▸ **PROVIDED DATA**:
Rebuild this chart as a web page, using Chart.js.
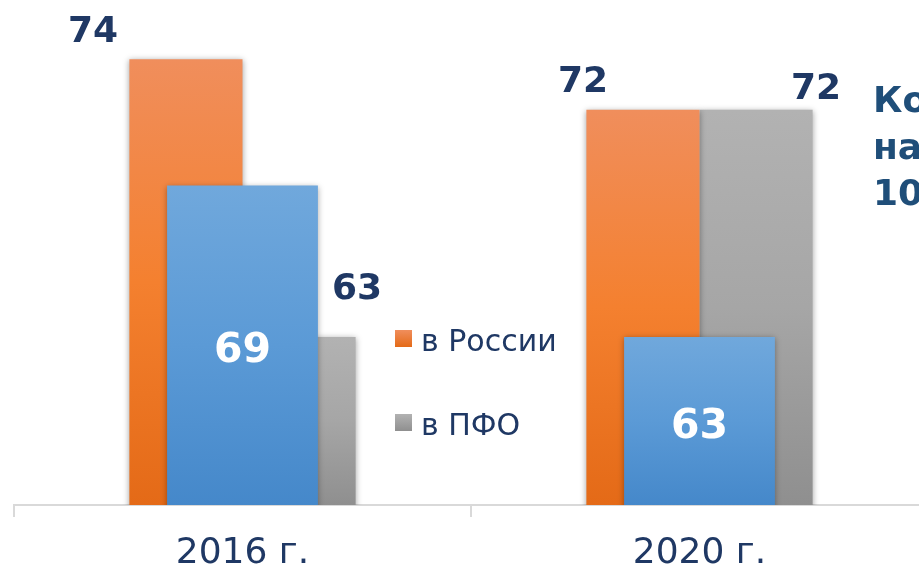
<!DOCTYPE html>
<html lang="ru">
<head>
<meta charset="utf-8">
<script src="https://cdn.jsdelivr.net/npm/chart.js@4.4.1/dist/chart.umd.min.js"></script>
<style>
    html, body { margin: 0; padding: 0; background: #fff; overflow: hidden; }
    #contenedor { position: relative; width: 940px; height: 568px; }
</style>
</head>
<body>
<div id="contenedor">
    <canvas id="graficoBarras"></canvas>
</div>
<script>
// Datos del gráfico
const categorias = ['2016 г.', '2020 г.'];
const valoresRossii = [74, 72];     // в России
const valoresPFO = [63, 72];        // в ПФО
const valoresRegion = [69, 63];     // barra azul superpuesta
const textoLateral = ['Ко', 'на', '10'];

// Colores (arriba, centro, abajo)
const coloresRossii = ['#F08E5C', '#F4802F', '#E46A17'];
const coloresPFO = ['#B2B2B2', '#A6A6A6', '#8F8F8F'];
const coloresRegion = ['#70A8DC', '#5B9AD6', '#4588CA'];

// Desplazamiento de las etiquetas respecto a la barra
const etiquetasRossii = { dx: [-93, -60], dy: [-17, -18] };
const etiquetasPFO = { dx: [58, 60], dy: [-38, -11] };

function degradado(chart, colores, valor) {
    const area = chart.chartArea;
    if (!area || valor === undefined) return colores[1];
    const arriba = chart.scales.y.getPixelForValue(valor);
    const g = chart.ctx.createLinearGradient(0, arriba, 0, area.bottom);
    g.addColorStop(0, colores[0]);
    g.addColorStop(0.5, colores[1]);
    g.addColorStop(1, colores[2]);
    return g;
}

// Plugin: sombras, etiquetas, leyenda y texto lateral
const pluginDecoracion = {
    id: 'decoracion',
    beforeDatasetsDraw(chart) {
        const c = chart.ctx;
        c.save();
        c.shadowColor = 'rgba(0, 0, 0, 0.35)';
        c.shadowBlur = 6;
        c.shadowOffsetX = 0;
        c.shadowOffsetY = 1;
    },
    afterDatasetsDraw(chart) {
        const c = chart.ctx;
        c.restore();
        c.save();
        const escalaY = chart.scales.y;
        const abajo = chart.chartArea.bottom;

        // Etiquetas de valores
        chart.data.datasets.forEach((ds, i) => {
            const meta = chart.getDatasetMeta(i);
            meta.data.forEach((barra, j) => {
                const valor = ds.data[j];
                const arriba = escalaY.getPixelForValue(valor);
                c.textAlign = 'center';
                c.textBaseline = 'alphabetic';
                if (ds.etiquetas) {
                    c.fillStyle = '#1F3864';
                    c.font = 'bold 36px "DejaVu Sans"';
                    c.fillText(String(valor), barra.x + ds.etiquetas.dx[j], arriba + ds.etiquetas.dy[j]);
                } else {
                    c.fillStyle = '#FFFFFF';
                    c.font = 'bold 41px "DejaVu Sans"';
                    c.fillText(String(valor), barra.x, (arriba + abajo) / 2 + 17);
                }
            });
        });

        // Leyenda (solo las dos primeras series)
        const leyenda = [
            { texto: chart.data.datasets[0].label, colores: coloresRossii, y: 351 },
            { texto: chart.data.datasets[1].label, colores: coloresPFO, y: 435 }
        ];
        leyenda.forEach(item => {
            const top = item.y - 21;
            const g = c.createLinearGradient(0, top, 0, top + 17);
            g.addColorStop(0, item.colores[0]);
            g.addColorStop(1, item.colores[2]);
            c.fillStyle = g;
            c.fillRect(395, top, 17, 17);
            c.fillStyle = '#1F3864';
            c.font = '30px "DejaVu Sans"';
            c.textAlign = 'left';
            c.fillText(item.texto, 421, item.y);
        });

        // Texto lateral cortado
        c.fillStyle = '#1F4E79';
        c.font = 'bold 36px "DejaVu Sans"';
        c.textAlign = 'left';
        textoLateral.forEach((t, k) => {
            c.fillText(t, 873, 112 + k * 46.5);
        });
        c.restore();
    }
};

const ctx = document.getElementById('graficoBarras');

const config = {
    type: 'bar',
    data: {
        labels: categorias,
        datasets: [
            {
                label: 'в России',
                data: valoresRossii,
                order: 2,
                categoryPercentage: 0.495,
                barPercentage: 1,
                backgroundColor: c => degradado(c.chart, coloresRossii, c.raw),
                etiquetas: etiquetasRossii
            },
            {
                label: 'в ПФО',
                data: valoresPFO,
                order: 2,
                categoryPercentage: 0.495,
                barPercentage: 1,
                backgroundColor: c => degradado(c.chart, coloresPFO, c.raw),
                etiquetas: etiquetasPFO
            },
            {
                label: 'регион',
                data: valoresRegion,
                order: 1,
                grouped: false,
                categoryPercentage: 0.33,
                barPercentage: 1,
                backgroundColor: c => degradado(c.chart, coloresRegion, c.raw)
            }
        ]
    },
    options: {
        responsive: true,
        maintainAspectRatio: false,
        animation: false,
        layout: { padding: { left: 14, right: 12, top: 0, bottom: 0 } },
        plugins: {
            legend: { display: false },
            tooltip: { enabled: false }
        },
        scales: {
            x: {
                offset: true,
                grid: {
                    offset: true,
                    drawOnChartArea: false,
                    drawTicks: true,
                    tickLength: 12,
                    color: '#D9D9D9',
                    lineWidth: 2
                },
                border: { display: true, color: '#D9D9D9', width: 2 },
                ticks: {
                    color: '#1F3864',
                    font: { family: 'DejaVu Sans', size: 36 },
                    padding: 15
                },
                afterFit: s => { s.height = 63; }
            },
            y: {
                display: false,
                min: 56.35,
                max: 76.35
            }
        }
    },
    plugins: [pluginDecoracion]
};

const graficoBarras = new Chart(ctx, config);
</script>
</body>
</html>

--

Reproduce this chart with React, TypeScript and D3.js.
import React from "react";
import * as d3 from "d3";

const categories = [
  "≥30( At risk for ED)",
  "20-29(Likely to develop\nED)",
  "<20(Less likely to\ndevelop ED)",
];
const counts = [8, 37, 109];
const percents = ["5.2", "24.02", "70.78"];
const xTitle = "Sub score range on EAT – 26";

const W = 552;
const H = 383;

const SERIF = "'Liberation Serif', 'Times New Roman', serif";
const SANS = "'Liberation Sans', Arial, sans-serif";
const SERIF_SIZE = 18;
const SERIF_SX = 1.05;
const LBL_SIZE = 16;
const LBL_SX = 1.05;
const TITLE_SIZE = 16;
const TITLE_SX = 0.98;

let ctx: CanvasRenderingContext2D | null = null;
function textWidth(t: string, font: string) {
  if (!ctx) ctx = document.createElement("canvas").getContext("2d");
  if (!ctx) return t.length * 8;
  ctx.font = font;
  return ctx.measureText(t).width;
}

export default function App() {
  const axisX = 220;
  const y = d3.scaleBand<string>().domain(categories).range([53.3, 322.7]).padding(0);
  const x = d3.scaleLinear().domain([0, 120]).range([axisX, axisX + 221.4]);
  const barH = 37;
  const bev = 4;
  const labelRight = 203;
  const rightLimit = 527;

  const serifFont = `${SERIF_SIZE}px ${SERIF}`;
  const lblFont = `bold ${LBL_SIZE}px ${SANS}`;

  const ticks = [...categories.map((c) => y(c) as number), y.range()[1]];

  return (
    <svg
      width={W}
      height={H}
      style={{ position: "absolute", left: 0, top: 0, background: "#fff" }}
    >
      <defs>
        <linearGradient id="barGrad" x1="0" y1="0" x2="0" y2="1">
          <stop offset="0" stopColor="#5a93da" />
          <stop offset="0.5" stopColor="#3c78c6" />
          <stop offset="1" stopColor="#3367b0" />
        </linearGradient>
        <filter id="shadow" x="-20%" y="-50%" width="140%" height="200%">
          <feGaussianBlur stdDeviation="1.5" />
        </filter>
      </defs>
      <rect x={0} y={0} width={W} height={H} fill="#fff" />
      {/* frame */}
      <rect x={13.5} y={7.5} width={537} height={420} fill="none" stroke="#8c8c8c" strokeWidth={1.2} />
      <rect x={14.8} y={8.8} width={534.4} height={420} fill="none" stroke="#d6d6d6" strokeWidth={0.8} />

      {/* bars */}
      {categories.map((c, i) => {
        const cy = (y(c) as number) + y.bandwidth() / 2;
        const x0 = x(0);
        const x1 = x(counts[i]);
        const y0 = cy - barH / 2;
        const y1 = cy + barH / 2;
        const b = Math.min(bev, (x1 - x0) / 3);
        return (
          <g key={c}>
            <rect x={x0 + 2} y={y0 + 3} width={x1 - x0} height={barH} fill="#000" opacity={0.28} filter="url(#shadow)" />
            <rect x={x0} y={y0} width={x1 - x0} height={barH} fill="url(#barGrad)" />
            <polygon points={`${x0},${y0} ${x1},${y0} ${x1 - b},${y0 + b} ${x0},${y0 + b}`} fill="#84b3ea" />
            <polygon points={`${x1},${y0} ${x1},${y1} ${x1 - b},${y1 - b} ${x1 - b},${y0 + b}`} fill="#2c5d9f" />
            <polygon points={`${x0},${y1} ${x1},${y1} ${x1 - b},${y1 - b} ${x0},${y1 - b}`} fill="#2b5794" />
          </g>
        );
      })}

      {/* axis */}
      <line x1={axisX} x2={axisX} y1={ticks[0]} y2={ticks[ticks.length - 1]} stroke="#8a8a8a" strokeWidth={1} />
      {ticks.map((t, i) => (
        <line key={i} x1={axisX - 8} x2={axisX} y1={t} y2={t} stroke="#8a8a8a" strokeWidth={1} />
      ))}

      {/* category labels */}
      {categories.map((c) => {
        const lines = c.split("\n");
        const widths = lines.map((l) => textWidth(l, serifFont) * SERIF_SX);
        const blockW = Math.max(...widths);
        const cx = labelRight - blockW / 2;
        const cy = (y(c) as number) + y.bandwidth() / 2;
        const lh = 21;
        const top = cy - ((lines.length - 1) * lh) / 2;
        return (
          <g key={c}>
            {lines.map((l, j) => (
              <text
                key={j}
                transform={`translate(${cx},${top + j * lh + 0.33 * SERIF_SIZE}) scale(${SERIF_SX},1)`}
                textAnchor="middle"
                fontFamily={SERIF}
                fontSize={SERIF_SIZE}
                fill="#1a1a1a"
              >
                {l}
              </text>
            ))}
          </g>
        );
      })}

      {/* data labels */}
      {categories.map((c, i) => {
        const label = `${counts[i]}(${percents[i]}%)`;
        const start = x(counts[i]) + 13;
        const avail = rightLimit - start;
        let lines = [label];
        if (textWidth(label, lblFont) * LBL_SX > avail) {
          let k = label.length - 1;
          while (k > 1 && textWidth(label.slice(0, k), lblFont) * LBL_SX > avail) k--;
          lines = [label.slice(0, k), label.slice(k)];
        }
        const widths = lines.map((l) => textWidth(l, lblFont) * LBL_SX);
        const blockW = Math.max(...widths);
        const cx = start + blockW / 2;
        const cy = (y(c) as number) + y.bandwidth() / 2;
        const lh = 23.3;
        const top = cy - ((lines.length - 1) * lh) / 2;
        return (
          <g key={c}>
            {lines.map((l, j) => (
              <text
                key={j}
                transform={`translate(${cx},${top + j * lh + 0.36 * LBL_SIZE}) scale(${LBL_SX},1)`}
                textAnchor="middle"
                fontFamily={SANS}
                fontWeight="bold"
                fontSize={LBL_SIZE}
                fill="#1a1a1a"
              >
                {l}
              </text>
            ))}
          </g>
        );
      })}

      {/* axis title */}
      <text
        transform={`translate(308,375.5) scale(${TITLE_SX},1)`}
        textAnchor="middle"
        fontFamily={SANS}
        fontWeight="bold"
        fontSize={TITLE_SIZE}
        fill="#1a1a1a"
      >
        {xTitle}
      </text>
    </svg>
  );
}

...

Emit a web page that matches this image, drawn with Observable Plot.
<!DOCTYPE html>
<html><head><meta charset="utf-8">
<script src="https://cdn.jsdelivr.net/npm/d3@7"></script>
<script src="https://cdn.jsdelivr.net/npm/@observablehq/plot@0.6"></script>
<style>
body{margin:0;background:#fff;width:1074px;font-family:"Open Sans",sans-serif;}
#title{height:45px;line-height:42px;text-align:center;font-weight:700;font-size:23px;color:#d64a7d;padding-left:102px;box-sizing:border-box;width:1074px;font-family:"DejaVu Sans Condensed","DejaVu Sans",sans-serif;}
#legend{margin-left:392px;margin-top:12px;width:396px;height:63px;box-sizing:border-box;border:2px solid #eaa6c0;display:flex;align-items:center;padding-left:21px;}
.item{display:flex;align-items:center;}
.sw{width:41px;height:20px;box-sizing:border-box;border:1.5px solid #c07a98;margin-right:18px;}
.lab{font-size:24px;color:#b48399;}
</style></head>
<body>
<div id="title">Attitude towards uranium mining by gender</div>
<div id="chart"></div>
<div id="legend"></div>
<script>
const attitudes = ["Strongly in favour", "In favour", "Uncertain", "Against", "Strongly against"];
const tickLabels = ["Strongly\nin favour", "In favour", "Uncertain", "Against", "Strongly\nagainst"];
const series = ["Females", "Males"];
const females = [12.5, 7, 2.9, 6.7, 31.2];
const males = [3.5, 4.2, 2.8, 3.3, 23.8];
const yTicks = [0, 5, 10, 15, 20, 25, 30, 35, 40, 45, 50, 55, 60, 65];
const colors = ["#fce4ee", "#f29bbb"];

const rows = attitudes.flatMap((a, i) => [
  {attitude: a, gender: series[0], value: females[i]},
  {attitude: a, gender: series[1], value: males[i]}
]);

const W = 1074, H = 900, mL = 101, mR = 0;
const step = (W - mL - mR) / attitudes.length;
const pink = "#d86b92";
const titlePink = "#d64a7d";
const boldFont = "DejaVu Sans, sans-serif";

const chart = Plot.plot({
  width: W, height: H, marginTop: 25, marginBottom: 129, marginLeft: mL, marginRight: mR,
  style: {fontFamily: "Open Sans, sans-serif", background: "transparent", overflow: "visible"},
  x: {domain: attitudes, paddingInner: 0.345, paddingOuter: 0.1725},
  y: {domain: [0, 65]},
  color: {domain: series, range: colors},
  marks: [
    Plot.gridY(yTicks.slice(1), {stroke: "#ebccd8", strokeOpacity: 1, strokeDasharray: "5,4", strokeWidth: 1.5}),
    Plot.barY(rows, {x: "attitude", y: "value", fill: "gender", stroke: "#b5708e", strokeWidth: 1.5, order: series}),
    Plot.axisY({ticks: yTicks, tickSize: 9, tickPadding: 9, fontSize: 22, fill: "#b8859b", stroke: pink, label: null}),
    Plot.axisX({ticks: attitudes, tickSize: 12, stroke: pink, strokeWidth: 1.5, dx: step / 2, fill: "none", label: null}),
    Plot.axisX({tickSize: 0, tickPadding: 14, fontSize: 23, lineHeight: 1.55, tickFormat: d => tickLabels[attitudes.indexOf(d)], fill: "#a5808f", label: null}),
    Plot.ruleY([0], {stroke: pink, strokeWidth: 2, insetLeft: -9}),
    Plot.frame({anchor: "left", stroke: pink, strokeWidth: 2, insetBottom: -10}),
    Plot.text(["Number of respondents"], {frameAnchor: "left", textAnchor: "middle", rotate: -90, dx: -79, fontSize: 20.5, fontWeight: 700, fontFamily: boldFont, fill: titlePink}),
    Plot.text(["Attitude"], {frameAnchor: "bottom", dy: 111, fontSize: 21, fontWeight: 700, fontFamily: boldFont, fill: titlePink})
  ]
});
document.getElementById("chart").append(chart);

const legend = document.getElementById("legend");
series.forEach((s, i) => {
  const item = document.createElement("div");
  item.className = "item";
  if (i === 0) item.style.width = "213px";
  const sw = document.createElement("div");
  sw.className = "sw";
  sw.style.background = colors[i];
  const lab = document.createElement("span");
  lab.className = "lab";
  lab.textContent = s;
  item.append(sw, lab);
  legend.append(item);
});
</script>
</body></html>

▸ **TO DO**:
Give back the exact lines above, running from the one that has "Rebuild this chart" through the one that has "const coloresRegion = ['#70A8DC', '#5B9AD6', '#4588CA'];", with nothing added and no pictures.

▸ **CORRECT RESULT**:
Rebuild this chart as a web page, using Chart.js.
<!DOCTYPE html>
<html lang="ru">
<head>
<meta charset="utf-8">
<script src="https://cdn.jsdelivr.net/npm/chart.js@4.4.1/dist/chart.umd.min.js"></script>
<style>
    html, body { margin: 0; padding: 0; background: #fff; overflow: hidden; }
    #contenedor { position: relative; width: 940px; height: 568px; }
</style>
</head>
<body>
<div id="contenedor">
    <canvas id="graficoBarras"></canvas>
</div>
<script>
// Datos del gráfico
const categorias = ['2016 г.', '2020 г.'];
const valoresRossii = [74, 72];     // в России
const valoresPFO = [63, 72];        // в ПФО
const valoresRegion = [69, 63];     // barra azul superpuesta
const textoLateral = ['Ко', 'на', '10'];

// Colores (arriba, centro, abajo)
const coloresRossii = ['#F08E5C', '#F4802F', '#E46A17'];
const coloresPFO = ['#B2B2B2', '#A6A6A6', '#8F8F8F'];
const coloresRegion = ['#70A8DC', '#5B9AD6', '#4588CA'];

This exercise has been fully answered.